The way light guns work, they rely on the fact that a white frame is not displayed all at once but "drawn" by the CRT ray - if you flash a single white frame, one location will flash white slightly later than other, and you can infer the location from the timing.
LCDs, well, change all the frame at once. The issue isn't with the frame rate but at what happens when the device is drawing a single frame change.
But following the same logic as GP, if you have a higher refresh rate, can't you just split the frame into several frames where you simulate that refresh scan as an animation?
Not in practice. To completely simulate the CRT refresh, you'd need to flash each pixel separately along the electron gun path. If your LCD has 1,000,000 pixels, you'd need 1,000,000 times faster refresh rate to do that.
Tearing is a property of the output from the GPU. The data takes time to send, and the GPU can be directed to send different data halfway through the process (or the memory it's in the process of sending can be modified, etc.). The display just shows what it's sent... it shows it as it receives it (CRT), or it buffers it up and draws it later (LCD), but if there's a tear, you'll see it just the same.
Obviously not, there is no memory inside the glass, and bandwidth is limited. LCD screens still scan in.
The difference is LCD keeps picture until told otherwise, whole picture is emitting light. CRT has limited phosphor persistence, there is only one point/pixel being lit at any given time.
The latency on LCDs is much much higher, often as much as several frames. This could be removed but only at the cost of disabling all manufacturer's image post-processing including upscaling.
I have a "100Hz" CRT television that won't support light guns because the manufacturers decided they'd put this kind of image-"improving" technology in.

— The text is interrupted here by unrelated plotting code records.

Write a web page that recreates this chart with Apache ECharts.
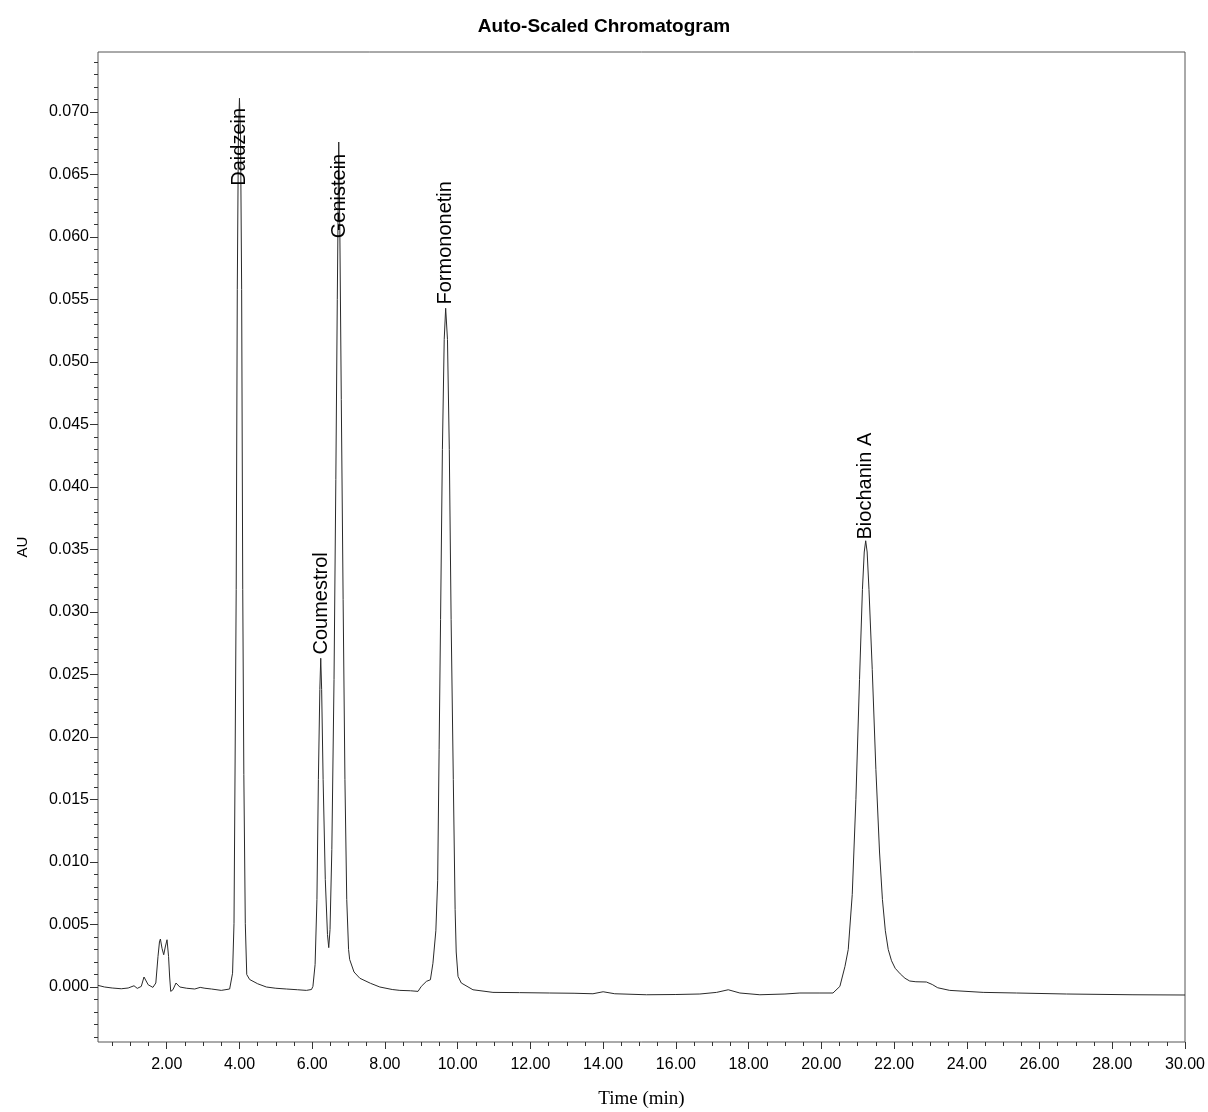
<!DOCTYPE html>
<html>
<head>
<meta charset="utf-8">
<script src="https://cdn.jsdelivr.net/npm/echarts@6/dist/echarts.min.js"></script>
<style>
html,body{margin:0;padding:0;background:#fff;}
#chart{width:1208px;height:1112px;}
</style>
</head>
<body>
<div id="chart"></div>
<script>
// Retention time (min)
const times = [0.11,0.16,0.29,0.50,0.75,0.94,1.10,1.19,1.30,1.375,1.49,1.62,1.70,1.76,1.80,1.826,1.87,1.917,1.96,2.008,2.05,2.08,2.11,2.17,2.255,2.36,2.55,2.77,2.92,3.05,3.23,3.50,3.73,
3.81,3.85,3.88,3.91,3.94,3.97,4.00,4.03,4.06,4.09,4.12,4.16,4.20,4.28,4.50,4.74,5.00,5.29,5.60,5.84,5.98,
6.02,6.08,6.13,6.17,6.21,6.235,6.26,6.30,6.36,6.42,6.455,6.49,6.54,6.60,6.65,6.69,6.73,6.76,6.80,6.85,6.90,6.95,7.00,7.03,7.15,7.31,7.60,7.86,8.20,8.41,8.70,8.91,
9.00,9.14,9.25,9.32,9.40,9.45,9.49,9.53,9.58,9.63,9.67,9.72,9.77,9.82,9.88,9.93,9.96,10.01,10.10,10.42,10.97,11.70,12.53,13.20,13.72,14.00,14.32,15.19,16.00,16.66,17.12,17.44,17.76,18.31,19.00,19.41,19.96,20.32,
20.51,20.65,20.74,20.85,20.95,21.05,21.13,21.18,21.22,21.26,21.31,21.40,21.50,21.60,21.68,21.76,21.84,21.93,22.03,22.17,22.30,22.43,22.60,22.89,23.05,23.20,23.53,24.45,25.37,26.74,28.57,30.00];
// Absorbance (AU)
const absorbance = [0.00013,0.00018,0.0,-0.00008,-0.00014,-0.00008,0.0001,-0.00011,0.00005,0.0008,0.00018,-0.00003,0.00032,0.00245,0.0036,0.00384,0.0031,0.00258,0.0032,0.00378,0.00245,0.0008,-0.00035,-0.00022,0.00032,0.0,-0.0001,-0.00016,-0.00003,-0.0001,-0.00016,-0.00027,-0.00016,
0.0011,0.0051,0.018,0.0318,0.0558,0.068,0.0711,0.068,0.0558,0.0318,0.017,0.0051,0.001,0.0006,0.00026,0.0,-0.0001,-0.00016,-0.00022,-0.00027,-0.0002,
0.00005,0.0018,0.007,0.0166,0.0238,0.0263,0.0238,0.0166,0.0086,0.0042,0.00315,0.0046,0.011,0.0246,0.0406,0.055,0.0676,0.0605,0.047,0.031,0.0166,0.007,0.003,0.0022,0.0012,0.0007,0.0003,0.0,-0.0002,-0.00027,-0.0003,-0.00035,
0.00005,0.00045,0.00058,0.0019,0.0045,0.0085,0.019,0.0294,0.043,0.0518,0.0543,0.0518,0.043,0.0294,0.0166,0.0062,0.0028,0.00085,0.00032,-0.00022,-0.00043,-0.00045,-0.00048,-0.0005,-0.00054,-0.00038,-0.00054,-0.00062,-0.0006,-0.00056,-0.00043,-0.00022,-0.00048,-0.00062,-0.00056,-0.00048,-0.00048,-0.00048,
0.00005,0.00165,0.003,0.0074,0.015,0.0246,0.0318,0.0348,0.0357,0.0348,0.0318,0.0254,0.0174,0.0108,0.0070,0.0045,0.0030,0.0021,0.0015,0.00105,0.0007,0.00048,0.00042,0.0004,0.0002,-0.00006,-0.00027,-0.00043,-0.00048,-0.00056,-0.00062,-0.00064];

// Peak labels
const peakNames = ["Daidzein","Coumestrol","Genistein","Formononetin","Biochanin A"];
const peakTimes = [4.01,6.25,6.745,9.67,21.22];
const labelHeights = [0.0641,0.0266,0.0599,0.0546,0.0358];

// Ticks
const xMajorTicks = [2,4,6,8,10,12,14,16,18,20,22,24,26,28,30];
const xMinorTicks = [0.5,1,1.5,2,2.5,3,3.5,4,4.5,5,5.5,6,6.5,7,7.5,8,8.5,9,9.5,10,10.5,11,11.5,12,12.5,13,13.5,14,14.5,15,15.5,16,16.5,17,17.5,18,18.5,19,19.5,20,20.5,21,21.5,22,22.5,23,23.5,24,24.5,25,25.5,26,26.5,27,27.5,28,28.5,29,29.5,30];
const yMajorTicks = [0,0.005,0.010,0.015,0.020,0.025,0.030,0.035,0.040,0.045,0.050,0.055,0.060,0.065,0.070];
const yMinorTicks = [-0.004,-0.003,-0.002,-0.001,0,0.001,0.002,0.003,0.004,0.005,0.006,0.007,0.008,0.009,0.010,0.011,0.012,0.013,0.014,0.015,0.016,0.017,0.018,0.019,0.020,0.021,0.022,0.023,0.024,0.025,0.026,0.027,0.028,0.029,0.030,0.031,0.032,0.033,0.034,0.035,0.036,0.037,0.038,0.039,0.040,0.041,0.042,0.043,0.044,0.045,0.046,0.047,0.048,0.049,0.050,0.051,0.052,0.053,0.054,0.055,0.056,0.057,0.058,0.059,0.060,0.061,0.062,0.063,0.064,0.065,0.066,0.067,0.068,0.069,0.070,0.071,0.072,0.073,0.074];

const X_MIN = 0.11, X_MAX = 30, Y_MIN = -0.0044, Y_MAX = 0.0748;

const lineData = times.map((t, i) => [t, absorbance[i]]);
const labelData = peakNames.map((n, i) => ({ value: [peakTimes[i], labelHeights[i]], name: n }));

const chart = echarts.init(document.getElementById('chart'), null, { renderer: 'canvas' });
const sans = 'Liberation Sans, Arial, sans-serif';
chart.setOption({
  animation: false,
  backgroundColor: '#ffffff',
  title: {
    text: 'Auto-Scaled Chromatogram',
    left: 'center',
    top: 12,
    textStyle: { fontFamily: sans, fontWeight: 'bold', fontSize: 19, color: '#000' }
  },
  grid: { left: 98, right: 23, top: 52, bottom: 70, show: true, borderColor: '#555', borderWidth: 1, backgroundColor: 'transparent', outerBoundsMode: 'none', containLabel: false },
  xAxis: [{
    type: 'value', min: X_MIN, max: X_MAX, position: 'bottom',
    axisLine: { show: false, onZero: false },
    splitLine: { show: false },
    axisTick: { show: true, customValues: xMajorTicks, length: 7, lineStyle: { color: '#333', width: 1 } },
    axisLabel: { customValues: xMajorTicks, formatter: v => v.toFixed(2), fontFamily: sans, fontSize: 16, color: '#000', margin: 15 },
    name: 'Time (min)', nameLocation: 'middle', nameGap: 48,
    nameTextStyle: { fontFamily: 'Liberation Serif, Times New Roman, serif', fontSize: 19, color: '#000' }
  }, {
    type: 'value', min: X_MIN, max: X_MAX, position: 'bottom',
    axisLine: { show: false, onZero: false }, splitLine: { show: false }, axisLabel: { show: false },
    axisTick: { show: true, customValues: xMinorTicks, length: 4, lineStyle: { color: '#333', width: 1 } }
  }],
  yAxis: [{
    type: 'value', min: Y_MIN, max: Y_MAX, position: 'left',
    axisLine: { show: false, onZero: false },
    splitLine: { show: false },
    axisTick: { show: true, customValues: yMajorTicks, length: 8, lineStyle: { color: '#333', width: 1 } },
    axisLabel: { customValues: yMajorTicks, formatter: v => v.toFixed(3), fontFamily: sans, fontSize: 16, color: '#000', margin: 9 },
    name: 'AU', nameLocation: 'middle', nameGap: 68, nameRotate: 90,
    nameTextStyle: { fontFamily: sans, fontSize: 15, color: '#000' }
  }, {
    type: 'value', min: Y_MIN, max: Y_MAX, position: 'left',
    axisLine: { show: false, onZero: false }, splitLine: { show: false }, axisLabel: { show: false },
    axisTick: { show: true, customValues: yMinorTicks, length: 4, lineStyle: { color: '#333', width: 1 } }
  }],
  series: [{
    type: 'line', xAxisIndex: 0, yAxisIndex: 0,
    data: lineData, showSymbol: false, symbol: 'none',
    lineStyle: { color: '#2a2a2a', width: 1 },
    silent: true
  }, {
    type: 'scatter', xAxisIndex: 0, yAxisIndex: 0,
    data: labelData, symbolSize: 0, silent: true, z: 5,
    itemStyle: { opacity: 1 },
    label: {
      show: true, formatter: p => p.name, position: 'inside', rotate: 90,
      align: 'left', verticalAlign: 'middle',
      fontFamily: sans, fontSize: 20, color: '#000', textBorderWidth: 0, opacity: 1
    }
  }]
});
</script>
</body>
</html>
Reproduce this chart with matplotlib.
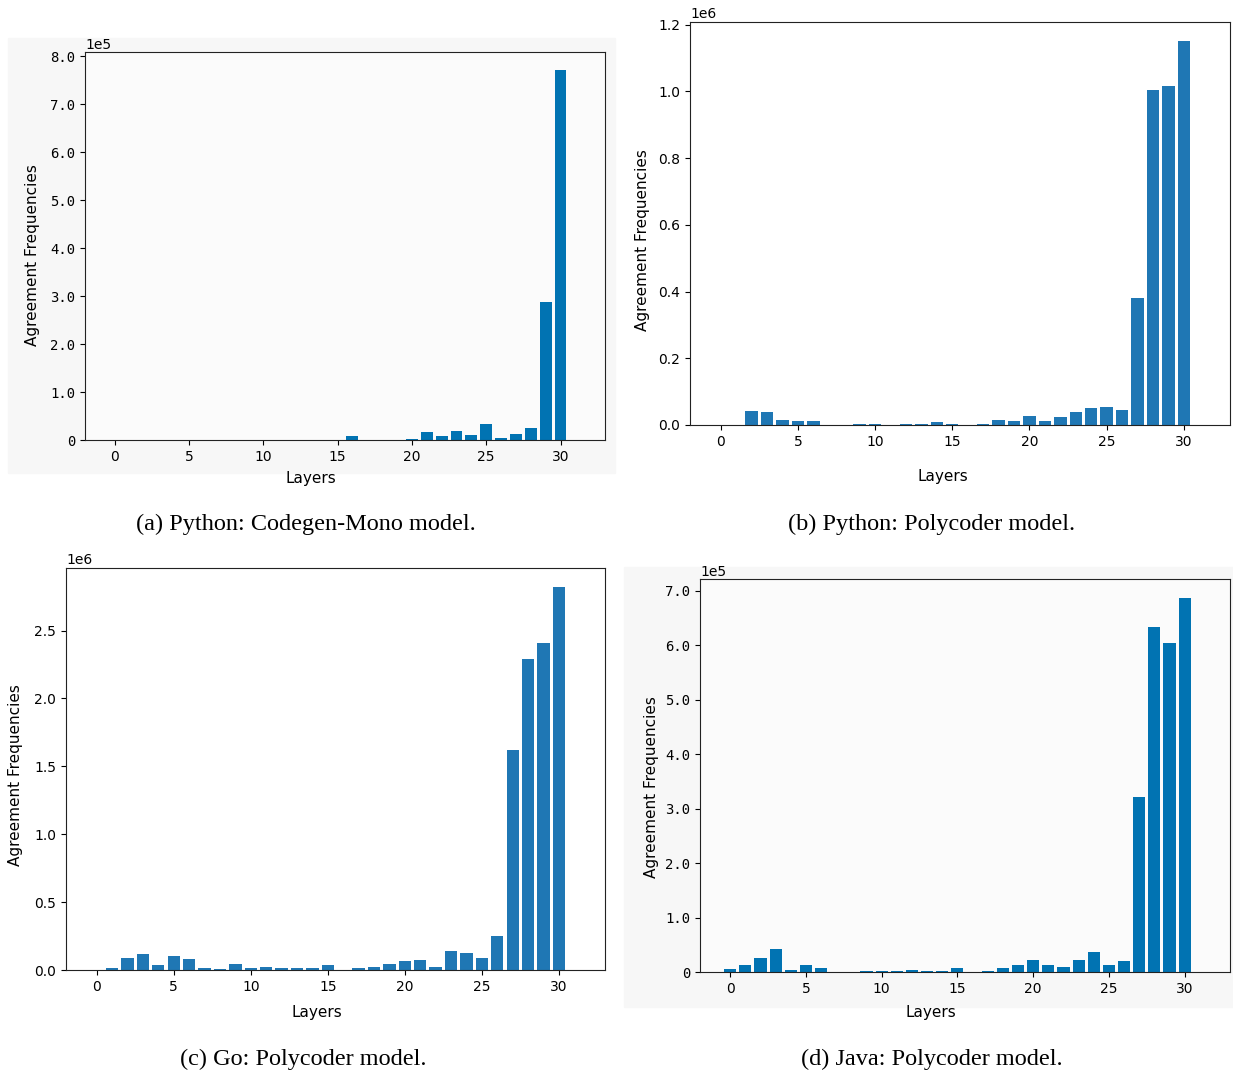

There are actually two techniques for light gun operation, one of which is "racing the beam" (unreliable in the presence of high retention phosphor) and the other of which is to draw a single frame of white squares for targets. https://en.wikipedia.org/wiki/NES_Zapper#Technical_details
I remember buying a Playstation2 light-gun as the console was already in its "sunset period" and when i got home i found out it wouldn't work on my TV. My TV was a late CRT model before flat screen LCD took-over and this particular CRT had 100Hz refresh rate.